(Figure scripts)
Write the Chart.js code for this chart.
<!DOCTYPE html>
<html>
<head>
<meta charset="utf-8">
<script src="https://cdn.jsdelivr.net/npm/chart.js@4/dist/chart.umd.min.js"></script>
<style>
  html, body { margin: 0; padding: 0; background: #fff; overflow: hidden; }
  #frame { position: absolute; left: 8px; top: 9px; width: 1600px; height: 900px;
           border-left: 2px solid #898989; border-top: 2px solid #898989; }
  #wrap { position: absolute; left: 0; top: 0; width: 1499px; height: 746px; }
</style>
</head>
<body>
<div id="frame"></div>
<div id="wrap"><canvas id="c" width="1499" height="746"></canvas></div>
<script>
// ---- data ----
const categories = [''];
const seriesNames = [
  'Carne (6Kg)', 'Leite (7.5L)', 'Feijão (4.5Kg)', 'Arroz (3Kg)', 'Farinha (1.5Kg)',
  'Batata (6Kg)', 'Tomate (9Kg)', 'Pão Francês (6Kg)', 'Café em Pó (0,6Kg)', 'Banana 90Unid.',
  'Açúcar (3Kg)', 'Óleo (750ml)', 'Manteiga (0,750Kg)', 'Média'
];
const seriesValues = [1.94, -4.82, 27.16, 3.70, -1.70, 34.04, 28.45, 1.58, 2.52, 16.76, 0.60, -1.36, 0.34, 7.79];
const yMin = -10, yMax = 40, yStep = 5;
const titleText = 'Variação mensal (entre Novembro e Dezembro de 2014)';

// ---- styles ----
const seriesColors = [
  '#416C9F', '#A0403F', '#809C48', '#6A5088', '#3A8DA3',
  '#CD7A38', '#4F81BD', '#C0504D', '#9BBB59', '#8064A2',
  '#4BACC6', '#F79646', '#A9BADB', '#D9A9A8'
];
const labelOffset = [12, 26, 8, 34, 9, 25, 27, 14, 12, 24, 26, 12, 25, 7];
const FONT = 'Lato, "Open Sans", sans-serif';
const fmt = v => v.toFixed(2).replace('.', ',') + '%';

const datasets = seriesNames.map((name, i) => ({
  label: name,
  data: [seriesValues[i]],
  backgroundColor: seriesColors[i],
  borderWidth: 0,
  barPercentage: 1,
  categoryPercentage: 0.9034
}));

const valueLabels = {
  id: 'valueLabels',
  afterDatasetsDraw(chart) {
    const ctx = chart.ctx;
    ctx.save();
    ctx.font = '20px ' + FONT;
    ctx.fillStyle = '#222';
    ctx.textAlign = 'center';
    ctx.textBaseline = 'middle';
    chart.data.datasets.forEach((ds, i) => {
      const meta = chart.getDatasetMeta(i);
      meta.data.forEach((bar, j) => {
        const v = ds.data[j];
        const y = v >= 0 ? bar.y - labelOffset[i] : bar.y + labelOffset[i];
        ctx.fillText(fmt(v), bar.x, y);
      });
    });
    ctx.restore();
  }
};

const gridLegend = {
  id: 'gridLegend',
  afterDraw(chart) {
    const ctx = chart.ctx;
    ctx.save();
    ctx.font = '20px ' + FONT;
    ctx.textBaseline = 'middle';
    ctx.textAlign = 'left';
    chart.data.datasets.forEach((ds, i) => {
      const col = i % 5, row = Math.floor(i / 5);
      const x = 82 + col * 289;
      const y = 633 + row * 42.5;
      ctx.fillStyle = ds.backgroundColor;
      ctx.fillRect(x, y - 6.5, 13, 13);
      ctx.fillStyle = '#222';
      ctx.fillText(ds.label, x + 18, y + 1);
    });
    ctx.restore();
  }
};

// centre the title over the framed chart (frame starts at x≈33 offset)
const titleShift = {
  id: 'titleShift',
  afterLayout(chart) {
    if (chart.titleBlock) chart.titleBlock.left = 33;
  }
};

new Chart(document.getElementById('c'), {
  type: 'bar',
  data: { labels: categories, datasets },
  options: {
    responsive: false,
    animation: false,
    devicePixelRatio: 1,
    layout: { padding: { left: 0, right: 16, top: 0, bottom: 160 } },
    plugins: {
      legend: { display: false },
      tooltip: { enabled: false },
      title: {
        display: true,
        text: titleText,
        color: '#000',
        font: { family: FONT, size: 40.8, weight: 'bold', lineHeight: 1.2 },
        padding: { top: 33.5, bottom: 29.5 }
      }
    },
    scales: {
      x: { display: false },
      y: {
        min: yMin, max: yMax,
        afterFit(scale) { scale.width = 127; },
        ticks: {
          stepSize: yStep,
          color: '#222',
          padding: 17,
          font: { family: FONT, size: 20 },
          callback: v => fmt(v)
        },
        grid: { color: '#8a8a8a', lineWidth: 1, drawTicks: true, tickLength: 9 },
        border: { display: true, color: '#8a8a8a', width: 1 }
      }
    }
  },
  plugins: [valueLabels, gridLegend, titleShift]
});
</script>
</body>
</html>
* * *
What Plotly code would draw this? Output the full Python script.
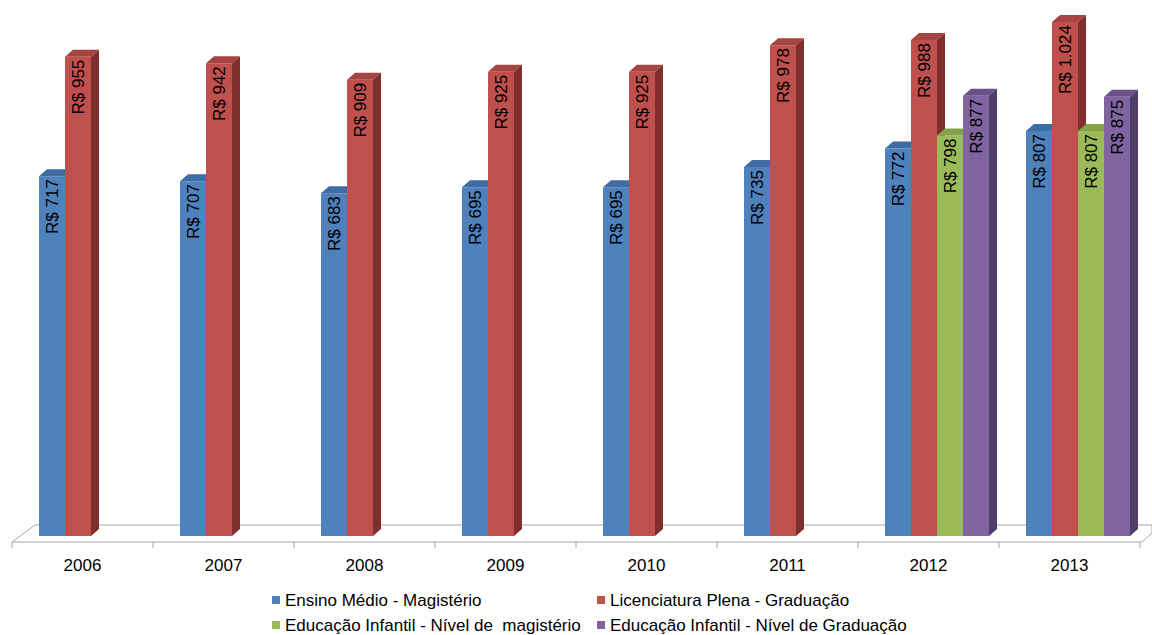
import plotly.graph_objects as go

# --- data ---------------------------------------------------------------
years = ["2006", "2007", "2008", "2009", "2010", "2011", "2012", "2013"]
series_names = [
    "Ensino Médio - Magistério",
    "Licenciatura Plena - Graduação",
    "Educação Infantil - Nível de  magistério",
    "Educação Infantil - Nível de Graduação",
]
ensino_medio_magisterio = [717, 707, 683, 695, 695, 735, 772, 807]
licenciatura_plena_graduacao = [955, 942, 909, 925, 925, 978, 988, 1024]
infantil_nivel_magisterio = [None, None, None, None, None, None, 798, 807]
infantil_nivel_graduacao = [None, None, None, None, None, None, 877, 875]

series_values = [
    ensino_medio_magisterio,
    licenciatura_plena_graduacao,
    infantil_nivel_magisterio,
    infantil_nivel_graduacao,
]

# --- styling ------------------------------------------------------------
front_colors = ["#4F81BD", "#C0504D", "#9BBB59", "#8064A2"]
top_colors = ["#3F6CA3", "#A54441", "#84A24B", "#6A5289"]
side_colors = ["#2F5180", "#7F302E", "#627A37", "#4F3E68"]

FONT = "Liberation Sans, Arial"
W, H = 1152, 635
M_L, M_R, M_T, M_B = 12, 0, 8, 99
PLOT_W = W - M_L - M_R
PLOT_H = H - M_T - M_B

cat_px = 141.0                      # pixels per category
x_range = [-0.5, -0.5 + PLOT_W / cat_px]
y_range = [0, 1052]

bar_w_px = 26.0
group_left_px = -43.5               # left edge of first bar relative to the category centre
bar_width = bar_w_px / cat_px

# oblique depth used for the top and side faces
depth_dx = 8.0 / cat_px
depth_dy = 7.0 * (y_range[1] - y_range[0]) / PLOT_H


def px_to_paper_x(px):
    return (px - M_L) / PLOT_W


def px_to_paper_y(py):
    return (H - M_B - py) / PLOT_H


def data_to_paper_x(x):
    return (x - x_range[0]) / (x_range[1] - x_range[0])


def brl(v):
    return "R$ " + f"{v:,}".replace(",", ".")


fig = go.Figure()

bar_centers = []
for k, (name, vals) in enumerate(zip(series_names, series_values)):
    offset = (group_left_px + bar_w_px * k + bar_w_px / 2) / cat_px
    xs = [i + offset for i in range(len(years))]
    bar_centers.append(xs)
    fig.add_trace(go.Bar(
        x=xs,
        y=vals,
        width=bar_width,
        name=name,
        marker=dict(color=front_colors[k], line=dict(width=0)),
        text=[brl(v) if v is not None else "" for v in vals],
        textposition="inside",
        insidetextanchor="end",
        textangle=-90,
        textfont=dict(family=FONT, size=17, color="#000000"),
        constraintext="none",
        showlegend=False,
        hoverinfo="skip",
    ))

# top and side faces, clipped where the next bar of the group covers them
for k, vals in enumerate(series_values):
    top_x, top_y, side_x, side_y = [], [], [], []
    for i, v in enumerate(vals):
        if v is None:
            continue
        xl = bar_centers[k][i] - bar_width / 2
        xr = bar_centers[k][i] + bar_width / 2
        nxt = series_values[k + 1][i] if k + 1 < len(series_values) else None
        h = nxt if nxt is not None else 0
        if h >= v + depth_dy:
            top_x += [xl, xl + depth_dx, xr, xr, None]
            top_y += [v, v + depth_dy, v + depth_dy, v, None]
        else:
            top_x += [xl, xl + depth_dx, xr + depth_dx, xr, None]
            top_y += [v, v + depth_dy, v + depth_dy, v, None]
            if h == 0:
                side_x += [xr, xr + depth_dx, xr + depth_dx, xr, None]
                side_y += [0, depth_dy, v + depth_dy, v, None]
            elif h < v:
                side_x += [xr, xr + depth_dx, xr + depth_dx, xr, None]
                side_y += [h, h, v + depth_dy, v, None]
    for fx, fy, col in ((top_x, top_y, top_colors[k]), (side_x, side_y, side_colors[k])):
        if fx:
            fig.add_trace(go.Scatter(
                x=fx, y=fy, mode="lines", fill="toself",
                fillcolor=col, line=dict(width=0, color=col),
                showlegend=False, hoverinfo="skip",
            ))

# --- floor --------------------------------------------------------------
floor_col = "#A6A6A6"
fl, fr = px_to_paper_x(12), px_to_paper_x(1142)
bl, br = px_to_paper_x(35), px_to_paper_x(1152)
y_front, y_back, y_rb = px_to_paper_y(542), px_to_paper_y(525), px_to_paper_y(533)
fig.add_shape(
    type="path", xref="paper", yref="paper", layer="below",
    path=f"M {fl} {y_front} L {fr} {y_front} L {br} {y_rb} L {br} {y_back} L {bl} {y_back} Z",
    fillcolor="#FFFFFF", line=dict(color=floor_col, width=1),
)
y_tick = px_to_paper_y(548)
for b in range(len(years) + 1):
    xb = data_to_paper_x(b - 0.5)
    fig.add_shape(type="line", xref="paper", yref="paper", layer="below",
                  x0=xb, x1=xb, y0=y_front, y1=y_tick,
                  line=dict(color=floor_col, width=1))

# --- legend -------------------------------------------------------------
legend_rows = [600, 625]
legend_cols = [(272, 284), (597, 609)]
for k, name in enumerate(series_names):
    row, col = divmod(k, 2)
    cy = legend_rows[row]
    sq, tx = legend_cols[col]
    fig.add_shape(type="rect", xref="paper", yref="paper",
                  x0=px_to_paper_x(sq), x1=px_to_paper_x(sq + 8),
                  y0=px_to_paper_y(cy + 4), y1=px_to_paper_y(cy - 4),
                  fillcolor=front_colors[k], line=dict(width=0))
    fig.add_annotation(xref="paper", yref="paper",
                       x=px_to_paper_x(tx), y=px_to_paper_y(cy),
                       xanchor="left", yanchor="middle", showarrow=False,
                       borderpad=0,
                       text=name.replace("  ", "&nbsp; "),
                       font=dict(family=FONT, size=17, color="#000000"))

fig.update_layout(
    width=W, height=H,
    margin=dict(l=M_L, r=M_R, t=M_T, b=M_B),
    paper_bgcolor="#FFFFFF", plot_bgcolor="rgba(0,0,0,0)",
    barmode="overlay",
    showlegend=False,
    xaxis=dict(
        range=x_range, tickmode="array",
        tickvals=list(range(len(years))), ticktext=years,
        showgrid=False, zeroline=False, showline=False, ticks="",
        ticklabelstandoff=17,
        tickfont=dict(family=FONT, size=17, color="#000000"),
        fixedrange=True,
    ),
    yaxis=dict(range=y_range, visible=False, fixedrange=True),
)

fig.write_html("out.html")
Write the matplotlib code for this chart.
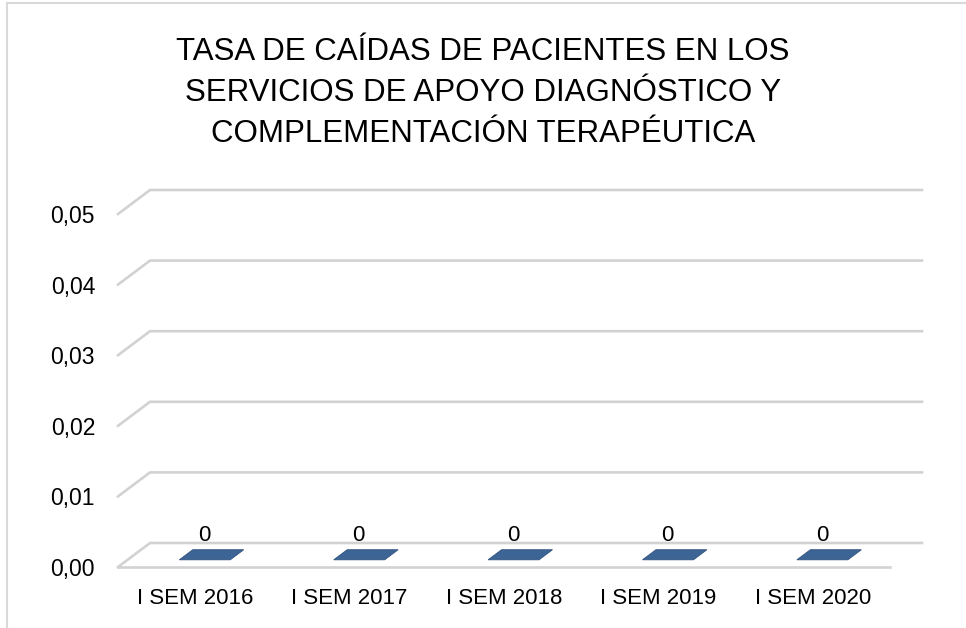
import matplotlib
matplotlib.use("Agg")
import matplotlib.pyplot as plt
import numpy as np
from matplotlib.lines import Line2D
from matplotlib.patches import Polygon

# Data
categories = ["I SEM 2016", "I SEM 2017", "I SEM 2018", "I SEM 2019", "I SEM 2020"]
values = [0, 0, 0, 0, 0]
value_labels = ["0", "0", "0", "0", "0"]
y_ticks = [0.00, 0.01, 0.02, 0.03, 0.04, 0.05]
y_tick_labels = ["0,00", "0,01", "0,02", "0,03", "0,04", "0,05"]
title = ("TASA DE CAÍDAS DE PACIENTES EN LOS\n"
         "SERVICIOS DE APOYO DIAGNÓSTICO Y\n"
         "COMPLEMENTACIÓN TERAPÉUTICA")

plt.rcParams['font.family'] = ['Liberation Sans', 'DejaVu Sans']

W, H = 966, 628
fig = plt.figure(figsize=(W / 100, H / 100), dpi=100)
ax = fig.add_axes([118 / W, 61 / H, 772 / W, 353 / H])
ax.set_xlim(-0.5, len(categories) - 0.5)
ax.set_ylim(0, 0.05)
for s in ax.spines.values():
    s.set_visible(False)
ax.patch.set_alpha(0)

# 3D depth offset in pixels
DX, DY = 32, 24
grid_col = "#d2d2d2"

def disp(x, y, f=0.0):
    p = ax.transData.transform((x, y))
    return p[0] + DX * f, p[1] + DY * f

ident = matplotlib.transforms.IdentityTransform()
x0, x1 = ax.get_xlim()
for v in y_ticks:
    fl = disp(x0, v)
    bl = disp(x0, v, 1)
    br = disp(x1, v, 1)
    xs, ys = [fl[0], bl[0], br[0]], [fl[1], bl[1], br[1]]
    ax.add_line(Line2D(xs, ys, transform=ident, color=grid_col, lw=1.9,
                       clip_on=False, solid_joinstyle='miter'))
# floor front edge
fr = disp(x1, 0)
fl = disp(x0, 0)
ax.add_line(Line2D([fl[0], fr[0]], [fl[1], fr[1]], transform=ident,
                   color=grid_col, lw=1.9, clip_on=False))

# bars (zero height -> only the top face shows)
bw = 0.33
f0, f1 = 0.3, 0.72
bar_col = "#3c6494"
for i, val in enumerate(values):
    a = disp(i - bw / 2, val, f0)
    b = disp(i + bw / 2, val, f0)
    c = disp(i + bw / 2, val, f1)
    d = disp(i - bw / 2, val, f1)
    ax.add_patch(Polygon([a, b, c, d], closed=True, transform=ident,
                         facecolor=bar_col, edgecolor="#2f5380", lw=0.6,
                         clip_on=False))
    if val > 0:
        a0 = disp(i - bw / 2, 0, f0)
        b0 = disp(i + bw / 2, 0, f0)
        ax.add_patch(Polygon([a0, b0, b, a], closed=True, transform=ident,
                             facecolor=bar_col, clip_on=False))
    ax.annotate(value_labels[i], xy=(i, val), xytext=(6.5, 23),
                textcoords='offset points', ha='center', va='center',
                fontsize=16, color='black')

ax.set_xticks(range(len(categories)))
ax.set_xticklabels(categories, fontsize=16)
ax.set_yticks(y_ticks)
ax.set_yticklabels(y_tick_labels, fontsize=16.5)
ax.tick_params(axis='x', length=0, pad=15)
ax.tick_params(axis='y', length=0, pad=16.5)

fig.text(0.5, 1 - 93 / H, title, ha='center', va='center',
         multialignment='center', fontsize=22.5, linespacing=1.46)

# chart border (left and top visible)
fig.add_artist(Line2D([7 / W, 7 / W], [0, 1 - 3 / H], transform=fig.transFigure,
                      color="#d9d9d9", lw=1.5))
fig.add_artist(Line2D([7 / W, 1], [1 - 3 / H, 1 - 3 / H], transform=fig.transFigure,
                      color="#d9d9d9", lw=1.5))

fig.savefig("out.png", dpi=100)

### Short task
Give back, word for word, only the lines above from the line holding "Write the Chart.js code for this chart." to the line holding "const titleText = 'Variação", both included.

### Reply to the task
Write the Chart.js code for this chart.
<!DOCTYPE html>
<html>
<head>
<meta charset="utf-8">
<script src="https://cdn.jsdelivr.net/npm/chart.js@4/dist/chart.umd.min.js"></script>
<style>
  html, body { margin: 0; padding: 0; background: #fff; overflow: hidden; }
  #frame { position: absolute; left: 8px; top: 9px; width: 1600px; height: 900px;
           border-left: 2px solid #898989; border-top: 2px solid #898989; }
  #wrap { position: absolute; left: 0; top: 0; width: 1499px; height: 746px; }
</style>
</head>
<body>
<div id="frame"></div>
<div id="wrap"><canvas id="c" width="1499" height="746"></canvas></div>
<script>
// ---- data ----
const categories = [''];
const seriesNames = [
  'Carne (6Kg)', 'Leite (7.5L)', 'Feijão (4.5Kg)', 'Arroz (3Kg)', 'Farinha (1.5Kg)',
  'Batata (6Kg)', 'Tomate (9Kg)', 'Pão Francês (6Kg)', 'Café em Pó (0,6Kg)', 'Banana 90Unid.',
  'Açúcar (3Kg)', 'Óleo (750ml)', 'Manteiga (0,750Kg)', 'Média'
];
const seriesValues = [1.94, -4.82, 27.16, 3.70, -1.70, 34.04, 28.45, 1.58, 2.52, 16.76, 0.60, -1.36, 0.34, 7.79];
const yMin = -10, yMax = 40, yStep = 5;
const titleText = 'Variação mensal (entre Novembro e Dezembro de 2014)';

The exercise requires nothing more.